▶ SET EXERCISE: Beginning with the first line of the data below, extract each line up to and including the one containing "episode10, episode50, episode100];". Copy them exactly and add nothing.

* Begin RECORDED DATA *

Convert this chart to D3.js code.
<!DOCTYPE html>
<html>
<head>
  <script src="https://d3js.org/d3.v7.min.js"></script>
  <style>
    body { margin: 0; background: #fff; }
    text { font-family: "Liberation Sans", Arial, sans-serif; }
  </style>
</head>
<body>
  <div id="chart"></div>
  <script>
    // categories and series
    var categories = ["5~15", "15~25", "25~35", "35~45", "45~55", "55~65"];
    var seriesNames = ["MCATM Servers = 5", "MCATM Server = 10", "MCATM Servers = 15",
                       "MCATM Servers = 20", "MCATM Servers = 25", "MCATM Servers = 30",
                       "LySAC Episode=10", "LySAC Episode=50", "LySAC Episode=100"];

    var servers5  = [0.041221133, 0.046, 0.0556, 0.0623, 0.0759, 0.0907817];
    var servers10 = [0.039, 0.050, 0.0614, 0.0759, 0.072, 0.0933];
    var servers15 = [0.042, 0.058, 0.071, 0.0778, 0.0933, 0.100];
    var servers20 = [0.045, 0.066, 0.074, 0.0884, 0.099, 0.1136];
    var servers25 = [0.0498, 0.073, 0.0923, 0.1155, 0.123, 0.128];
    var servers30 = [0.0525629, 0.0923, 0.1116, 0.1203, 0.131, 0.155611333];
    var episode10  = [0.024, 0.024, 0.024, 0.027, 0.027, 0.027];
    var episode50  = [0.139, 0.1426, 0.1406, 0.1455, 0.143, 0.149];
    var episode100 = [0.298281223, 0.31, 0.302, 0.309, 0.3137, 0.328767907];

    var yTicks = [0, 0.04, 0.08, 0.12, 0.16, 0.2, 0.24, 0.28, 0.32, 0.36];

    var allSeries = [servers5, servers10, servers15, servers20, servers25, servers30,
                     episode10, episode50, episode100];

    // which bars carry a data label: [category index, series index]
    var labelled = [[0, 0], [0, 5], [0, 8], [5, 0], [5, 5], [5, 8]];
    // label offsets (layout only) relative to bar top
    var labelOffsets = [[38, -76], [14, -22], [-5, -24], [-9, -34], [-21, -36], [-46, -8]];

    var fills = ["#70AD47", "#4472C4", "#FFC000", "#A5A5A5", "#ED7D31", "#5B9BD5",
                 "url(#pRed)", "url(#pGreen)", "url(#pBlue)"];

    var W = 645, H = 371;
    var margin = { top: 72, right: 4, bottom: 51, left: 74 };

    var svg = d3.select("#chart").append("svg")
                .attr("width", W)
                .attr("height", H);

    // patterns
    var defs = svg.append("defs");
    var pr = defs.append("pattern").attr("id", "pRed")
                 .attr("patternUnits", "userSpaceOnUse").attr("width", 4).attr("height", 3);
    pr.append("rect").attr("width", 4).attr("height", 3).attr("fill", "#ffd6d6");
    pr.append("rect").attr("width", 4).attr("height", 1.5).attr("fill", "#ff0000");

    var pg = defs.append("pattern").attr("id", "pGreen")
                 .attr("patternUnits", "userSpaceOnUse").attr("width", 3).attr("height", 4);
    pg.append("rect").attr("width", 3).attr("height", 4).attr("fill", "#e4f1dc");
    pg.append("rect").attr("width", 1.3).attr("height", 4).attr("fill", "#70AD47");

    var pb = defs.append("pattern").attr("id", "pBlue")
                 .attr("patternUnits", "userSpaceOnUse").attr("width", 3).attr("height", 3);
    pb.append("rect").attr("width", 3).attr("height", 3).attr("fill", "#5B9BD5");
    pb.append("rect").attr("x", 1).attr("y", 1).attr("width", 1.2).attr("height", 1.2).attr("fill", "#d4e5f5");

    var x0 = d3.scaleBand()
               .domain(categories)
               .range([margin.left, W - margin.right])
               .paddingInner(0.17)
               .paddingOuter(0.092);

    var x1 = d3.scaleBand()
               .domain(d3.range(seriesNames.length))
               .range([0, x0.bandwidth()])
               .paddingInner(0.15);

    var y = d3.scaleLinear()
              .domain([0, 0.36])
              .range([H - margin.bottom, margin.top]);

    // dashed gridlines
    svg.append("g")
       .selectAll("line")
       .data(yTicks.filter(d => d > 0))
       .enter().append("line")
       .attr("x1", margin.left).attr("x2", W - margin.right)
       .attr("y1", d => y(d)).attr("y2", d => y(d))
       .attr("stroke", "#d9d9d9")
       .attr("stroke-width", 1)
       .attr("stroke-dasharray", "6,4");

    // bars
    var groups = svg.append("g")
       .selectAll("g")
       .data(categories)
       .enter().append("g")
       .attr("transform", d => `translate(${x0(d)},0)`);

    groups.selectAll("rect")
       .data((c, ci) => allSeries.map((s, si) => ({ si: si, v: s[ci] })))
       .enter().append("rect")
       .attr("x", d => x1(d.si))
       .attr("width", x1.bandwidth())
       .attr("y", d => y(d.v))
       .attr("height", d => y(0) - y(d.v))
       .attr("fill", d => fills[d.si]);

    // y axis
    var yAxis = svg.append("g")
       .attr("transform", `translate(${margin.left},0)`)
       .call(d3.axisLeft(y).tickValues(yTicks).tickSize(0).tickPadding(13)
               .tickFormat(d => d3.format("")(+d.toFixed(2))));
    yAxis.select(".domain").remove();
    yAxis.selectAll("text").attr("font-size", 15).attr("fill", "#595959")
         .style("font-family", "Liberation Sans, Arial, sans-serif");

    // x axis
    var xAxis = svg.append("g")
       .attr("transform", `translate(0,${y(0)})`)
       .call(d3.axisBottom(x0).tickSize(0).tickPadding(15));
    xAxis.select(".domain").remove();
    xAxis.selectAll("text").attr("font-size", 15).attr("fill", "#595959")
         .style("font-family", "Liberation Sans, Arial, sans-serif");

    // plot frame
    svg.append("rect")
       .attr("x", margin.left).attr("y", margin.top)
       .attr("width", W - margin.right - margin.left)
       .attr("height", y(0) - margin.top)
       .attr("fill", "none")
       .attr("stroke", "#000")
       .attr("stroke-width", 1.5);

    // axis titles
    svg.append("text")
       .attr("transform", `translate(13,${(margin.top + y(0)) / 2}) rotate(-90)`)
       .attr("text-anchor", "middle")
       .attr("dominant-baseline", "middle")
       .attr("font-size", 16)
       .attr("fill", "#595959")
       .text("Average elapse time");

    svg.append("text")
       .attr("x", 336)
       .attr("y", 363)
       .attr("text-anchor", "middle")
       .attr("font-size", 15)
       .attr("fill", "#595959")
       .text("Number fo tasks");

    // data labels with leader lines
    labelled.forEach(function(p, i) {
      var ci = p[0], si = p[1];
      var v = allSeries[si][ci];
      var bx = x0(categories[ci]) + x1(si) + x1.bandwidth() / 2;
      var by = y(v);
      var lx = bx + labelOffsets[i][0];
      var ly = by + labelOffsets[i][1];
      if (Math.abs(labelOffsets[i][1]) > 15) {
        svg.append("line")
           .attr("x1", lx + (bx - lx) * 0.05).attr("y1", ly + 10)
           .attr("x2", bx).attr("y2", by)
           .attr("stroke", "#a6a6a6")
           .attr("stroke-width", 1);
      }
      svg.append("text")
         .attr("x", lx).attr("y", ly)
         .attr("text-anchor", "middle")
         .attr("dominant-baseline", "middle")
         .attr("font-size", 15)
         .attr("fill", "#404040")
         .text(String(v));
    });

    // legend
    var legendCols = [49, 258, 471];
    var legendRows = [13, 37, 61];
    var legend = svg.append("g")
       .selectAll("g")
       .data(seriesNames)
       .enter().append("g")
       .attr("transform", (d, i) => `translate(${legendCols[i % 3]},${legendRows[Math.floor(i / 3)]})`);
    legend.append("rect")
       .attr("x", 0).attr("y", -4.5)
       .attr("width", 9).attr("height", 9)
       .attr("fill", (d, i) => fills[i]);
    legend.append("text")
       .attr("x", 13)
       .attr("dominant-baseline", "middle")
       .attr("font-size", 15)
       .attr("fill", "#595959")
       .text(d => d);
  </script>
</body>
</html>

* End RECORDED DATA *

▶ WORKED ANSWER:
Convert this chart to D3.js code.
<!DOCTYPE html>
<html>
<head>
  <script src="https://d3js.org/d3.v7.min.js"></script>
  <style>
    body { margin: 0; background: #fff; }
    text { font-family: "Liberation Sans", Arial, sans-serif; }
  </style>
</head>
<body>
  <div id="chart"></div>
  <script>
    // categories and series
    var categories = ["5~15", "15~25", "25~35", "35~45", "45~55", "55~65"];
    var seriesNames = ["MCATM Servers = 5", "MCATM Server = 10", "MCATM Servers = 15",
                       "MCATM Servers = 20", "MCATM Servers = 25", "MCATM Servers = 30",
                       "LySAC Episode=10", "LySAC Episode=50", "LySAC Episode=100"];

    var servers5  = [0.041221133, 0.046, 0.0556, 0.0623, 0.0759, 0.0907817];
    var servers10 = [0.039, 0.050, 0.0614, 0.0759, 0.072, 0.0933];
    var servers15 = [0.042, 0.058, 0.071, 0.0778, 0.0933, 0.100];
    var servers20 = [0.045, 0.066, 0.074, 0.0884, 0.099, 0.1136];
    var servers25 = [0.0498, 0.073, 0.0923, 0.1155, 0.123, 0.128];
    var servers30 = [0.0525629, 0.0923, 0.1116, 0.1203, 0.131, 0.155611333];
    var episode10  = [0.024, 0.024, 0.024, 0.027, 0.027, 0.027];
    var episode50  = [0.139, 0.1426, 0.1406, 0.1455, 0.143, 0.149];
    var episode100 = [0.298281223, 0.31, 0.302, 0.309, 0.3137, 0.328767907];

    var yTicks = [0, 0.04, 0.08, 0.12, 0.16, 0.2, 0.24, 0.28, 0.32, 0.36];

    var allSeries = [servers5, servers10, servers15, servers20, servers25, servers30,
                     episode10, episode50, episode100];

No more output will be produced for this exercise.